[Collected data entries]
---*---

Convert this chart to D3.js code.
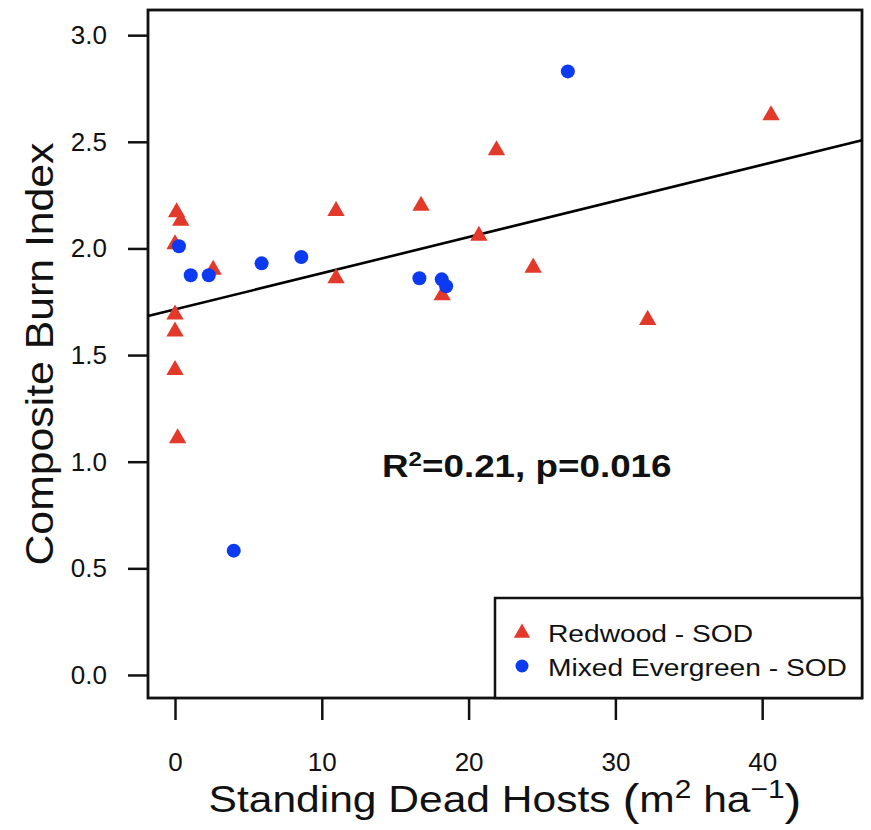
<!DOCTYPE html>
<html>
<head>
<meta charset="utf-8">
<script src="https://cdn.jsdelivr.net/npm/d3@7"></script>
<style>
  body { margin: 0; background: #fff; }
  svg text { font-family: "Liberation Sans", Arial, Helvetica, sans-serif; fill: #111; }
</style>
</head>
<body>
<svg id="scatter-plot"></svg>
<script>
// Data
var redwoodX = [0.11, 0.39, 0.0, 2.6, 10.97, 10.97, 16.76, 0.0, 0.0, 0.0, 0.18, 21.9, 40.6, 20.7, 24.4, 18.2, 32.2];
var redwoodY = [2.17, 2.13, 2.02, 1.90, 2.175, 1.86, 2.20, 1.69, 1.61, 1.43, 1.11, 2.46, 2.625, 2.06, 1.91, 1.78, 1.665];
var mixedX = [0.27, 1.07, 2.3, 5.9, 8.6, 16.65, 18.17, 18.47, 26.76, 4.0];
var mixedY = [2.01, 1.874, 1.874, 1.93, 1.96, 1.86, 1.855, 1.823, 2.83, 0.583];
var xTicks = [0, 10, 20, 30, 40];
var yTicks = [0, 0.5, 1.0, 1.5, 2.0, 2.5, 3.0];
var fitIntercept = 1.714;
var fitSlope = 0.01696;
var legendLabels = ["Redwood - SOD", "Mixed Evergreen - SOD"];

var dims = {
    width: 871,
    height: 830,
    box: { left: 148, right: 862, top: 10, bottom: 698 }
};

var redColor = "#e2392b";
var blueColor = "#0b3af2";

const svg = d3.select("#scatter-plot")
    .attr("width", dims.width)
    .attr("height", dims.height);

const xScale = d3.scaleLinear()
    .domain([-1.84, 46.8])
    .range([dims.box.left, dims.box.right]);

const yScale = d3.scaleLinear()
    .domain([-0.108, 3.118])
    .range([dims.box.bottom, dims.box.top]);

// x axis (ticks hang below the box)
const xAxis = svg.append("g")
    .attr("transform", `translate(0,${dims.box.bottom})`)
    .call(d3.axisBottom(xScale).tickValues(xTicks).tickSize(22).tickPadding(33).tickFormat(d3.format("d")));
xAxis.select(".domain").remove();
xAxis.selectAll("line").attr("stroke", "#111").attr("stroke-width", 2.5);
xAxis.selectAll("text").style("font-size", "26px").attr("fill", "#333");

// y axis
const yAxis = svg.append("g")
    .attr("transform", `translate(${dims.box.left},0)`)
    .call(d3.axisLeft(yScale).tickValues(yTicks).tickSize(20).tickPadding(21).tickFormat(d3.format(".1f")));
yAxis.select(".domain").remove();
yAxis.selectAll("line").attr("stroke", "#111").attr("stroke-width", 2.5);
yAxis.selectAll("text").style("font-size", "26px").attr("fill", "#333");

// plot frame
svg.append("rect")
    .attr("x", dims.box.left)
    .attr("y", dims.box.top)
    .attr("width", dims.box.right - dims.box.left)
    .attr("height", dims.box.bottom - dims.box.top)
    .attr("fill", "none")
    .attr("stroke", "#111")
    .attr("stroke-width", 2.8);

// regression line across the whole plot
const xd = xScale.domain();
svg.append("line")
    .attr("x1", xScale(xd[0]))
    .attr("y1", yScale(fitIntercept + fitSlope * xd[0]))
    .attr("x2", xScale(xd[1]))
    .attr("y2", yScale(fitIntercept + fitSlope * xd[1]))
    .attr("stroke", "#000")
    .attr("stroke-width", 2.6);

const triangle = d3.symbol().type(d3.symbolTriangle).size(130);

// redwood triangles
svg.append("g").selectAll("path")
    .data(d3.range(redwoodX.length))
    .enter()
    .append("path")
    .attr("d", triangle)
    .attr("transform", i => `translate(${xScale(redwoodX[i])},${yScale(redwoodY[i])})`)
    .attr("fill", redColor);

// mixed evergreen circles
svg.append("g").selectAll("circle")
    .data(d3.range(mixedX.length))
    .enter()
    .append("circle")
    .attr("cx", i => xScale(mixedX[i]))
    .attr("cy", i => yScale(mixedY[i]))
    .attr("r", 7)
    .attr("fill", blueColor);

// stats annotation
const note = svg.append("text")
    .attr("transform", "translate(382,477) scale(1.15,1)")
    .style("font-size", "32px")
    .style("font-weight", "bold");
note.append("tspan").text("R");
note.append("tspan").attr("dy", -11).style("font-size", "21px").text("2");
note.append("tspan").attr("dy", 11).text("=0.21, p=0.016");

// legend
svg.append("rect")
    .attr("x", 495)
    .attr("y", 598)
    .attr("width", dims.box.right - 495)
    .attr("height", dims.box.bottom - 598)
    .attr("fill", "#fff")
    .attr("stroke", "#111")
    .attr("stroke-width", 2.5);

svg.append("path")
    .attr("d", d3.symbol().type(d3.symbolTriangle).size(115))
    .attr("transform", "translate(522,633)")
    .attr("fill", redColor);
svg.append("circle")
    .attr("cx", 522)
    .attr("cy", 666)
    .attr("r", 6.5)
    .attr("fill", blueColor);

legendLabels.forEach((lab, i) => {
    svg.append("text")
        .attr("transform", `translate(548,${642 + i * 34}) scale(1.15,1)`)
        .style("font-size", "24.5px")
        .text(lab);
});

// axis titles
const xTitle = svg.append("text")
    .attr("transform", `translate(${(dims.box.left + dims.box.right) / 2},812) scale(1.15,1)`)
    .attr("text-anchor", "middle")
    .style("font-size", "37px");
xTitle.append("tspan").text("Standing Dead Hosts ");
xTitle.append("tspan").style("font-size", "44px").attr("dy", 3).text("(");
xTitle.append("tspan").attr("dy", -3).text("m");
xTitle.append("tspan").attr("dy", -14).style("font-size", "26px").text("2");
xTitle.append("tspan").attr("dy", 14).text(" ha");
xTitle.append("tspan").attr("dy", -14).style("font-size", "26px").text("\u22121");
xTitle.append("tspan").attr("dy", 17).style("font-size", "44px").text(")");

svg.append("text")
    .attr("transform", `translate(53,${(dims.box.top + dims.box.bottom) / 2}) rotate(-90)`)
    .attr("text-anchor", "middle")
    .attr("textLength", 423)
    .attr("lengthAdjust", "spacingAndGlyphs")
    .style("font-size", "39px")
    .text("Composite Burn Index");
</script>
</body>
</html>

---*---

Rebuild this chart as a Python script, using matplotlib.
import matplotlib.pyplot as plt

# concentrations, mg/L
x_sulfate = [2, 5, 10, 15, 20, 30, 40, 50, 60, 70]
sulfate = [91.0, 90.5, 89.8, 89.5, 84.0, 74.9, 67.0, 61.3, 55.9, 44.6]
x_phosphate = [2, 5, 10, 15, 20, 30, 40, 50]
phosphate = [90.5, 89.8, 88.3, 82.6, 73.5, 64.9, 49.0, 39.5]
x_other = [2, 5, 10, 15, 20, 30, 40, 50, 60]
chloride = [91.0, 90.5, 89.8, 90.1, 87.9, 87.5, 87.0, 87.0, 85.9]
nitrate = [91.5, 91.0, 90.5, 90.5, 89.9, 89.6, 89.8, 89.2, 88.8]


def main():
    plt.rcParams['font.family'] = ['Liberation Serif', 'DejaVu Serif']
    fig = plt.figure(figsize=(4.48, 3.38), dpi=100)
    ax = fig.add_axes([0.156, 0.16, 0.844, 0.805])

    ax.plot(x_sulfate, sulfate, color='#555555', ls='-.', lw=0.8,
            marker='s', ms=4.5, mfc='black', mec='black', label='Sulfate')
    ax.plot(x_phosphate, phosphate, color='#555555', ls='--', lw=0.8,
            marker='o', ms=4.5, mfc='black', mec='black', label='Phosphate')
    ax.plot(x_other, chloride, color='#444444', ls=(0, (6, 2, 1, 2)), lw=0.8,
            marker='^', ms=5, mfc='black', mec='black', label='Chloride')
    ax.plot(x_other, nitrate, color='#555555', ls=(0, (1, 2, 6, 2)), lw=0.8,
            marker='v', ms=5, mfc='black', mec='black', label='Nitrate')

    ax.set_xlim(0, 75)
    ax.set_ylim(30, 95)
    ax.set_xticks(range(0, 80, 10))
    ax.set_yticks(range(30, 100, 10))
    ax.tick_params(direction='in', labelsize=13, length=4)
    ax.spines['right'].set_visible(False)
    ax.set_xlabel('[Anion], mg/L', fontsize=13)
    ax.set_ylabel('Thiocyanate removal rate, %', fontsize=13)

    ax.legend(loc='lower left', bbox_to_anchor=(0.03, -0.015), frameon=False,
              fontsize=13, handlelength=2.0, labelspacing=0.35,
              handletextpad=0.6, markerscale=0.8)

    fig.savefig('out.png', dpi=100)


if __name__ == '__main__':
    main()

---*---

Brief: Extract exactly and only the span of lines that begins at the line containing "Rebuild this chart" and ends at the line containing "ax = fig.add_axes([0.156, 0.16, 0.844, 0.805])".

Exercise answer:
Rebuild this chart as a Python script, using matplotlib.
import matplotlib.pyplot as plt

# concentrations, mg/L
x_sulfate = [2, 5, 10, 15, 20, 30, 40, 50, 60, 70]
sulfate = [91.0, 90.5, 89.8, 89.5, 84.0, 74.9, 67.0, 61.3, 55.9, 44.6]
x_phosphate = [2, 5, 10, 15, 20, 30, 40, 50]
phosphate = [90.5, 89.8, 88.3, 82.6, 73.5, 64.9, 49.0, 39.5]
x_other = [2, 5, 10, 15, 20, 30, 40, 50, 60]
chloride = [91.0, 90.5, 89.8, 90.1, 87.9, 87.5, 87.0, 87.0, 85.9]
nitrate = [91.5, 91.0, 90.5, 90.5, 89.9, 89.6, 89.8, 89.2, 88.8]


def main():
    plt.rcParams['font.family'] = ['Liberation Serif', 'DejaVu Serif']
    fig = plt.figure(figsize=(4.48, 3.38), dpi=100)
    ax = fig.add_axes([0.156, 0.16, 0.844, 0.805])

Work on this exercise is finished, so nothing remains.